Monica Borgman, veuve de l’opposant chiite Lokman Slim assassiné le 4 février 2021 dans une région contrôlée par le Hezbollah, a remporté le Prix franco-allemand des droits de l’Homme et de l’État de droit, récompense décernée chaque année par les ministères des Affaires étrangères allemand et français depuis 2016. Ce Prix lui a été décerné le 10 décembre, date anniversaire de la Déclaration universelle des droits de l’Homme, ratifiée le 10 décembre 1948. Ce Prix est décerné à des personnalités du monde entier reconnues pour leur rôle éminent et actif dans la défense des droits de l’homme dans divers domaines de travail.

Monica Borgman, journaliste, cinéaste et directrice du Centre Umam de documentation et de recherche, qu’elle a cofondé avec Lokman Slim, a une riche carrière dans ce domaine, commençant par son travail de journaliste dans les années 1990 sur des sujets tournant autour de la mémoire et les multiples formes de violence.
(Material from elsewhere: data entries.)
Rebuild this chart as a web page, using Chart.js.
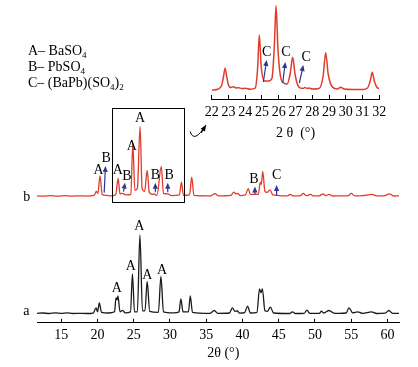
<!DOCTYPE html>
<html>
<head>
<meta charset="utf-8">
<script src="https://cdn.jsdelivr.net/npm/chart.js@4.4.1/dist/chart.umd.min.js"></script>
<style>
body { margin: 0; background: #fff; }
#wrap { position: relative; width: 418px; height: 367px; }
#main { position: absolute; left: 0; top: 0; }
#inset { position: absolute; left: 190px; top: 0; }
</style>
</head>
<body>
<div id="wrap">
<canvas id="main" width="418" height="367"></canvas>
<canvas id="inset" width="218" height="145"></canvas>
</div>
<script>
const FONT = '"Liberation Serif", "Times New Roman", serif';
const RED = '#e23b2a';
const BLUE = '#2a3795';

// pattern a (black), intensity above its own baseline
const angleA = [11.65, 12.5, 13.3, 14.2, 15.0, 15.8, 16.6, 17.5, 18.5, 19.4, 19.8, 20.0, 20.25, 20.55, 21.5,
  22.35, 22.55, 22.7, 22.82, 23.1, 23.5, 23.8, 24.55, 24.82, 25.1, 25.5, 25.85, 26.2, 26.55, 26.85, 27.2,
  28.4, 28.75, 29.1, 30.5, 31.25, 31.5, 31.8, 32.55, 32.8, 33.1, 35.5, 36.1, 36.6, 38.2, 38.6, 38.95, 39.3,
  39.6, 40.3, 40.7, 41.1, 42.0, 42.35, 42.55, 42.75, 43.1, 43.45, 43.85, 44.3, 46.5, 46.9, 47.3, 48.5, 48.9,
  49.3, 50.6, 50.9, 51.2, 51.95, 52.6, 53.3, 54.3, 54.7, 55.2, 55.9, 56.6, 57.8, 58.5, 59.7, 60.2, 60.7, 61.6];
const intA = [0.5, 0.8, 0.3, 0.9, 0.4, 0.9, 0.3, 0.5, 0.3, 0.8, 6, 2, 11, 1.5, 0.8,
  2, 16, 14, 18, 2, 3.5, 1, 2, 40, 2, 2, 79, 3, 3, 32.5, 2.5,
  1.5, 37.5, 2, 1, 2, 15, 2, 2, 18, 1.5, 0.5, 3.3, 0.5, 0.8, 6, 2.5, 2.8,
  0.7, 1.2, 7.6, 0.8, 1.5, 25, 21, 25, 3, 2.5, 6.6, 0.8, 0.3, 2, 0.3, 0.5, 3.6,
  0.4, 0.5, 2.6, 0.8, 3.3, 0.6, 0.4, 0.8, 6, 1, 2, 0.4, 2, 0.3, 0.6, 3.3, 0.5, 0.4];

// pattern b (red)
const angleB = [11.65, 12.6, 13.5, 14.5, 15.5, 16.5, 17.5, 18.5, 19.5, 19.85, 20.05, 20.35, 20.65, 21.2, 21.8,
  22.5, 22.85, 23.1, 23.35, 23.6, 24.0, 24.6, 24.87, 25.15, 25.5, 25.87, 26.15, 26.5, 26.85, 27.15, 27.6,
  27.8, 28.2, 28.8, 29.1, 29.7, 30.2, 31.3, 31.58, 31.85, 32.7, 33.0, 33.3, 35.6, 36.2, 36.7, 38.4, 38.8,
  39.1, 39.3, 39.7, 40.4, 40.8, 41.1, 41.8, 42.2, 42.45, 42.6, 42.8, 43.1, 43.4, 43.8, 44.2, 44.8, 45.5,
  46.2, 46.6, 47.0, 48.0, 48.4, 48.8, 49.4, 49.8, 50.6, 51.1, 51.5, 51.95, 52.5, 53.5, 54.6, 55.0, 55.5,
  56.5, 57.9, 58.5, 59.5, 60.3, 60.9, 61.6];
const intB = [0.5, 0.2, 0.8, 0.3, 0.7, 0.3, 0.6, 0.3, 1, 5, 3, 20.5, 2, 1, 0.5,
  1.5, 18, 2.5, 3, 2.5, 1.5, 2, 52.7, 6, 8, 70, 8, 5, 26, 4, 2,
  2.5, 1, 30, 3, 2.5, 0.8, 1.5, 14.3, 1, 1.5, 19.3, 1, 0.5, 2.7, 0.5, 1, 4.3,
  2.5, 3, 0.8, 1.5, 7.7, 2, 2, 2, 14, 12, 25, 5, 4, 6.5, 1.5, 1, 0.5,
  0.6, 2, 0.5, 0.8, 3, 0.7, 2, 0.5, 0.6, 2.5, 0.7, 2, 0.4, 0.6, 0.8, 3, 0.6,
  0.8, 2, 0.5, 0.6, 2.5, 0.4, 0.5];

// pattern b, 22-32 enlarged
const angleIn = [22.0, 22.4, 22.6, 22.7, 22.8, 22.9, 23.0, 23.15, 23.3, 23.45, 23.6, 23.8, 24.0, 24.3, 24.6,
  24.74, 24.84, 24.95, 25.15, 25.4, 25.6, 25.74, 25.84, 25.95, 26.1, 26.3, 26.5, 26.68, 26.83, 26.98, 27.2,
  27.45, 27.57, 27.7, 27.8, 28.0, 28.4, 28.65, 28.8, 28.95, 29.2, 29.5, 29.7, 29.9, 30.4, 31.0, 31.3, 31.47,
  31.58, 31.7, 31.9, 32.0];
const intIn = [0, 1, 5, 13, 21.7, 13, 5, 2.5, 3.3, 2, 2.3, 1.5, 1.7, 0.7, 2,
  22, 55, 24, 9, 9, 12, 45, 84.3, 42, 14, 7, 6, 16, 32.7, 15, 3,
  1.5, 2.5, 1.5, 2, 1, 1.5, 14, 37.3, 16, 3, 1, 2.7, 1, 0.5, 0.6, 2, 10,
  17.7, 9, 2, 1.7];

const mainTicks = [15, 20, 25, 30, 35, 40, 45, 50, 55, 60];
const insetTicks = [22, 23, 24, 25, 26, 27, 28, 29, 30, 31, 32];

const baseA = 9, baseB = 126.5, baseIn = 9;

// phase marks: [text, angle, height]
const labelsA = [['A', 22.67, 34.7], ['A', 24.6, 56.3], ['A', 25.78, 97], ['A', 26.88, 48], ['A', 28.9, 53]];
const labelsB = [['A', 20.13, 153], ['B', 21.2, 164.7], ['A', 22.81, 153], ['B', 24.05, 147], ['A', 24.74, 177],
  ['A', 25.88, 204.7], ['B', 27.98, 148], ['B', 29.87, 148], ['B', 41.58, 144], ['C', 44.71, 148]];
const arrowsB = [[20.92, 130.3, 21.1, 157], [23.58, 131.3, 23.81, 140.3], [27.98, 130.7, 27.98, 140.3],
  [29.69, 130.7, 29.69, 140.3], [41.72, 128.7, 41.72, 136.3], [44.71, 127.3, 44.71, 138]];
const labelsIn = [['C', 25.28, 47], ['C', 26.43, 47], ['C', 27.63, 42]];
const arrowsIn = [[25.08, 17, 25.28, 39], [26.24, 16, 26.39, 37], [27.23, 16, 27.47, 34]];
const boxX = [22, 32], boxY = [121, 215];

const legendLines = [
  [['A– BaSO', 0], ['4', 1]],
  [['B– PbSO', 0], ['4', 1]],
  [['C– (BaPb)(SO', 0], ['4', 1], [')', 0], ['2', 1]]
];

function pts(xs, ys, off) {
  return xs.map((v, i) => ({ x: v, y: ys[i] + off }));
}

function arrow(ctx, x1, y1, x2, y2, color) {
  const a = Math.atan2(y2 - y1, x2 - x1);
  ctx.strokeStyle = color; ctx.fillStyle = color; ctx.lineWidth = 1.2;
  ctx.beginPath(); ctx.moveTo(x1, y1); ctx.lineTo(x2 - 3 * Math.cos(a), y2 - 3 * Math.sin(a)); ctx.stroke();
  ctx.beginPath();
  ctx.moveTo(x2, y2);
  ctx.lineTo(x2 - 6 * Math.cos(a) + 2.6 * Math.sin(a), y2 - 6 * Math.sin(a) - 2.6 * Math.cos(a));
  ctx.lineTo(x2 - 6 * Math.cos(a) - 2.6 * Math.sin(a), y2 - 6 * Math.sin(a) + 2.6 * Math.cos(a));
  ctx.closePath(); ctx.fill();
}

function marks(ctx, sx, sy, labels, arrows) {
  arrows.forEach(a => arrow(ctx, sx.getPixelForValue(a[0]), sy.getPixelForValue(a[1]),
    sx.getPixelForValue(a[2]), sy.getPixelForValue(a[3]), BLUE));
  ctx.fillStyle = '#000';
  ctx.font = '14px ' + FONT;
  ctx.textAlign = 'center';
  ctx.textBaseline = 'middle';
  labels.forEach(l => ctx.fillText(l[0], sx.getPixelForValue(l[1]), sy.getPixelForValue(l[2])));
}

function drawRuns(ctx, x, y, runs) {
  runs.forEach(([t, sub]) => {
    ctx.font = (sub ? 9 : 14) + 'px ' + FONT;
    ctx.fillText(t, x, y + (sub ? 3 : 0));
    x += ctx.measureText(t).width;
  });
}

const mainDecor = {
  id: 'mainDecor',
  afterDraw(chart) {
    const ctx = chart.ctx;
    const sx = chart.scales.x, sy = chart.scales.y;
    const px = v => sx.getPixelForValue(v), py = v => sy.getPixelForValue(v);
    ctx.save();
    // frame round the enlarged range
    ctx.strokeStyle = '#000'; ctx.lineWidth = 1;
    ctx.strokeRect(Math.round(px(boxX[0])) + 0.5, Math.round(py(boxY[1])) + 0.5,
      Math.round(px(boxX[1]) - px(boxX[0])), Math.round(py(boxY[0]) - py(boxY[1])));
    // bent arrow towards the inset
    const x0 = px(32.78), y0 = py(191.5), cx = px(33.32), cy = py(179), x1 = px(34.97), y1 = py(198);
    ctx.beginPath(); ctx.moveTo(x0, y0); ctx.quadraticCurveTo(cx, cy, x1, y1);
    ctx.lineWidth = 1; ctx.stroke();
    arrow(ctx, cx + (x1 - cx) * 0.6, cy + (y1 - cy) * 0.6, x1, y1, '#000');

    marks(ctx, sx, sy, labelsA, []);
    marks(ctx, sx, sy, labelsB, arrowsB);

    // curve names
    ctx.textAlign = 'left'; ctx.textBaseline = 'alphabetic';
    ctx.font = '14px ' + FONT;
    ctx.fillText('a', px(9.75), py(8));
    ctx.fillText('b', px(9.75), py(122.3));

    legendLines.forEach((runs, i) => drawRuns(ctx, 28, 55 + i * 16, runs));
    ctx.restore();
  }
};

const insetDecor = {
  id: 'insetDecor',
  afterDraw(chart) {
    const ctx = chart.ctx;
    ctx.save();
    marks(ctx, chart.scales.x, chart.scales.y, labelsIn, arrowsIn);
    ctx.restore();
  }
};

function xAxis(min, max, tickList, title, padding, titlePad) {
  return {
    type: 'linear', min: min, max: max,
    afterBuildTicks: s => { s.ticks = tickList.map(v => ({ value: v })); },
    grid: { drawOnChartArea: false, drawTicks: true, tickLength: -4, color: '#000', tickWidth: 1 },
    border: { display: true, color: '#000', width: 1 },
    ticks: { color: '#000', font: { family: FONT, size: 14 }, padding: padding, maxRotation: 0, autoSkip: false },
    title: { display: true, text: title, color: '#000', font: { family: FONT, size: 14 }, padding: titlePad }
  };
}

const lineStyle = { pointRadius: 0, fill: false, borderWidth: 1.3, cubicInterpolationMode: 'monotone' };

new Chart(document.getElementById('main'), {
  type: 'line',
  data: {
    datasets: [
      Object.assign({ label: 'a', data: pts(angleA, intA, baseA), borderColor: '#1a1a1a' }, lineStyle),
      Object.assign({ label: 'b', data: pts(angleB, intB, baseB), borderColor: RED }, lineStyle)
    ]
  },
  options: {
    responsive: false,
    animation: false,
    layout: { padding: { left: 37, right: 19, top: 100, bottom: 5.6 } },
    scales: {
      x: xAxis(11.65, 61.6, mainTicks, '   2θ (°)', 8, { top: -7, bottom: 0 }),
      y: { display: false, min: 0, max: 223 }
    },
    plugins: { legend: { display: false }, tooltip: { enabled: false } }
  },
  plugins: [mainDecor]
});

new Chart(document.getElementById('inset'), {
  type: 'line',
  data: {
    datasets: [
      Object.assign({ label: 'b 22-32', data: pts(angleIn, intIn, baseIn), borderColor: RED }, lineStyle, { borderWidth: 1.5 })
    ]
  },
  options: {
    responsive: false,
    animation: false,
    layout: { padding: { left: 21.7, right: 28.7, top: 0, bottom: 3.6 } },
    scales: {
      x: xAxis(22, 32, insetTicks, '2 θ  (°)', 9.4, { top: -6, bottom: 0 }),
      y: { display: false, min: 0, max: 99 }
    },
    plugins: { legend: { display: false }, tooltip: { enabled: false } }
  },
  plugins: [insetDecor]
});
</script>
</body>
</html>
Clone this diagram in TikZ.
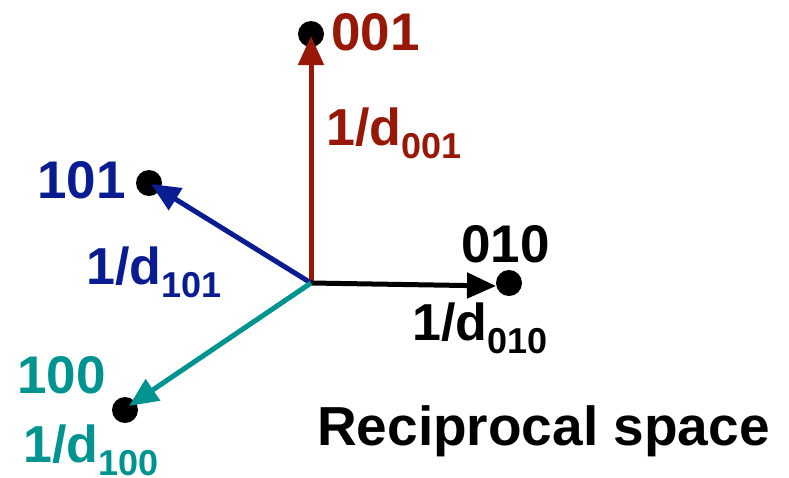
\documentclass[tikz,border=0pt]{standalone}
\usepackage{fontspec}
\setmainfont{Liberation Sans}
\usetikzlibrary{arrows.meta}
\definecolor{cred}{RGB}{152,24,8}
\definecolor{cblue}{RGB}{10,28,146}
\definecolor{cteal}{RGB}{0,148,144}
\newcommand{\mysub}[1]{\raisebox{-13pt}{\fontsize{36}{36}\selectfont #1}}
\tikzset{
  dot/.style={circle,fill=black,inner sep=0pt,minimum size=26pt},
  vec/.style={line width=5pt,-{Triangle[length=29pt,width=25pt]}},
  lbl/.style={anchor=base west,inner sep=0pt,font=\bfseries\fontsize{53}{53}\selectfont},
  dlbl/.style={anchor=base west,inner sep=0pt,font=\bfseries\fontsize{52}{52}\selectfont},
}
\begin{document}
\begin{tikzpicture}[x=1pt,y=-1pt]
\useasboundingbox (0,0) rectangle (789,477);
\coordinate (O) at (311,283);
\node[dot] (d001) at (311,34) {};
\node[dot] (d101) at (149,183) {};
\node[dot] (d010) at (509,283) {};
\node[dot] (d100) at (125,410) {};
\coordinate (t001) at (311,36);
\coordinate (t101) at (151,184);
\coordinate (t010) at (496,286);
\coordinate (t100) at (129,406);
\draw[vec,cred] (O) -- (t001);
\draw[vec,cblue] (O) -- (t101);
\draw[vec,black] (O) -- (t010);
\draw[vec,cteal] (O) -- (t100);
\node[lbl,text=cred] (l001) at (331,50) {001};
\node[dlbl,text=cred] (r001) at (326,145) {1/d\mysub{001}};
\node[lbl,text=cblue] (l101) at (37,198) {101};
\node[dlbl,text=cblue] (r101) at (86,284) {1/d\mysub{101}};
\node[lbl,text=black] (l010) at (461,262) {010};
\node[dlbl,text=black] (r010) at (412,340) {1/d\mysub{010}};
\node[lbl,text=cteal] (l100) at (17,393) {100};
\node[dlbl,text=cteal] (r100) at (23,462) {1/d\mysub{100}};
\node[anchor=base west,inner sep=0pt,font=\bfseries\fontsize{55}{55}\selectfont] (title) at (317,445) {Reciprocal space};
\end{tikzpicture}
\end{document}
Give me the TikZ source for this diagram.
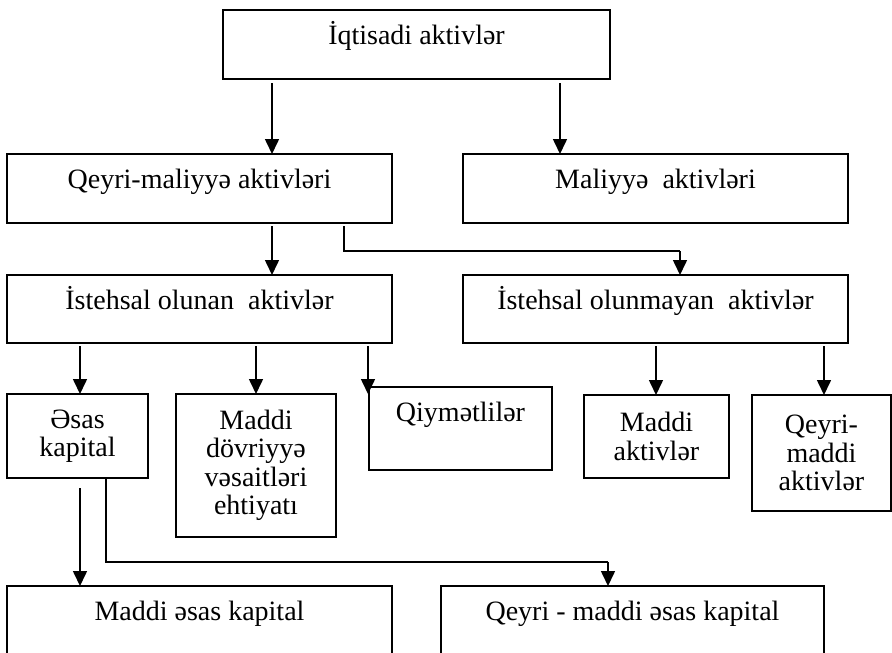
\documentclass[tikz,border=0pt]{standalone}
\usepackage{fontspec}
\setmainfont{Liberation Serif}
\usepackage{tikz}
\usetikzlibrary{arrows.meta}

\begin{document}
\begin{tikzpicture}[x=1pt, y=-1pt,
		box/.style={draw, line width=1.6pt, anchor=north west, inner sep=0pt, outer sep=0pt,
			font=\fontsize{28}{28.5}\selectfont, text height=34pt},
		mbox/.style={draw, line width=1.6pt, anchor=north west, inner sep=0pt, outer sep=0pt,
			font=\fontsize{28}{28.5}\selectfont, align=center},
		arr/.style={line width=1.6pt, -{Triangle[length=15pt, width=14pt]}},
		conn/.style={line width=1.6pt}]
		\clip (0,0) rectangle (892,653);
		% top levels
		\node[box, minimum width=387pt, text depth=35pt] (iqt) at (223,10) {İqtisadi aktivlər};
		\node[box, minimum width=385pt, text depth=35pt] (qm) at (7,154) {Qeyri-maliyyə aktivləri};
		\node[box, minimum width=385pt, text depth=35pt] (mal) at (463,154) {Maliyyə~ aktivləri};
		\node[box, minimum width=385pt, text depth=34pt] (ist) at (7,275) {İstehsal olunan~ aktivlər};
		\node[box, minimum width=385pt, text depth=34pt] (istn) at (463,275) {İstehsal olunmayan~ aktivlər};
		% fourth row
		\node[mbox, minimum width=141pt, minimum height=84pt] (esas) at (7,394) {Əsas\\kapital};
		\node[mbox, minimum width=160pt, minimum height=143pt] (dov) at (176,394) {Maddi\\dövriyyə\\vəsaitləri\\ehtiyatı};
		\node[box, minimum width=183pt, text depth=49pt] (qiy) at (369,387) {Qiymətlilər};
		\node[mbox, minimum width=145pt, minimum height=83pt] (mad) at (584,395) {Maddi\\aktivlər};
		\node[mbox, minimum width=139pt, minimum height=116pt] (qmad) at (752,395) {Qeyri-\\maddi\\aktivlər};
		% bottom row
		\node[box, minimum width=385pt, text depth=80pt] (mek) at (7,586) {Maddi əsas kapital};
		\node[box, minimum width=383pt, text depth=80pt] (qmek) at (441,586) {Qeyri - maddi əsas kapital};
		% arrows
		\draw[arr] ([shift={(49pt,-4pt)}]iqt.south west) coordinate (a1) -- (a1 |- qm.north);
		\draw[arr] ([shift={(337pt,-4pt)}]iqt.south west) coordinate (a2) -- (a2 |- mal.north);
		\draw[arr] ([shift={(265pt,-3pt)}]qm.south west) coordinate (a3) -- (a3 |- ist.north);
		\coordinate (b1) at ([shift={(337pt,-3pt)}]qm.south west);
		\coordinate (b2) at ([shift={(217pt,24pt)}]istn.north west);
		\draw[conn] (b1) |- (b2);
		\draw[arr] (b2) -- (b2 |- istn.north);
		\draw[arr] ([shift={(73pt,-3pt)}]ist.south west) coordinate (a4) -- (a4 |- esas.north);
		\draw[arr] ([shift={(249pt,-3pt)}]ist.south west) coordinate (a5) -- (a5 |- dov.north);
		\draw[arr] ([shift={(361pt,-3pt)}]ist.south west) coordinate (a6) -- (a6 |- esas.north);
		\draw[arr] ([shift={(193pt,-3pt)}]istn.south west) coordinate (a7) -- (a7 |- mad.north);
		\draw[arr] ([shift={(361pt,-3pt)}]istn.south west) coordinate (a8) -- (a8 |- qmad.north);
		\draw[arr] ([shift={(73pt,-10pt)}]esas.south west) coordinate (a9) -- (a9 |- mek.north);
		\coordinate (c1) at ([shift={(99pt,-1pt)}]esas.south west);
		\coordinate (c2) at ([shift={(167pt,24pt)}]qmek.north west);
		\draw[conn] (c1) |- (c2);
		\draw[arr] (c2) -- (c2 |- qmek.north);
\end{tikzpicture}
\end{document}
Elle a notamment interviewé l’Algérien Saeed Mokbel avant son assassinat. Elle est l’auteur dans ce cadre de divers documentaires qui soulèvent les sujets les plus controversés et les plus durs.

Le film Massacre (2005) réalisé par Monica, Lokman Slim et Hermann Thyssen, documente les témoignages en direct d’un certain nombre de meurtriers qui ont commis le massacre de Sabra et Chatila en 1982.

Quant à Palmyra (2016), réalisé par Monica et Lokman Slim, il est l’aboutissement de leur travail commun pour construire le Forum du Moyen-Orient pour les affaires pénitentiaires. Ce film dépeint la vie des détenus libanais dans la prison syrienne Tadmor, où d’anciens prisonniers reconstruisent leur lieu de détention et les outils sadiques de torture qui sont le produit du régime Assad.

La création en 2005 de l’association Umam pour la documentation et la recherche est le point culminant de la vision commune à laquelle Monica et Lokman Slim croyaient conjointement. L’objectif de l’association réside dans le fait que le seul moyen d’échapper à l’histoire passe par la documentation et la reconnaissance des faits. Depuis, la fondation Umam a mené un mécanisme d’archivage et de documentation qui a abouti à la mise sur pied d’une immense archive qui a été placée à la disposition du citoyen. Préserver une telle mémoire, avec ses détails collectifs ou individuels, apparaît comme un besoin fondamental dans un pays comme le Liban dont l’histoire est suspendue depuis la guerre civile et même avant.
Suite à l’assassinat de Lokman Slim, une fondation portant son nom a été créée et qui porte sur les assassinats politiques. C’est là que Monica poursuit son combat pour définir et entreprendre des recherches sur un problème qui ravage les sociétés de la région, afin de construire un système judiciaire juste et transparent qui punirait les assassins de Lokman ainsi que de centaines d’autres victimes d’assassinats politiques au Liban et dans le monde arabe.

Des personnalités internationales et arabes ont déjà remporté le même Prix franco-allemand précité, parmi lesquelles, l’avocate iranienne Nasrin Sotoudeh, la journaliste russe Elena Milashina et le défenseur syrien des droits humains Anwar al-Bunni.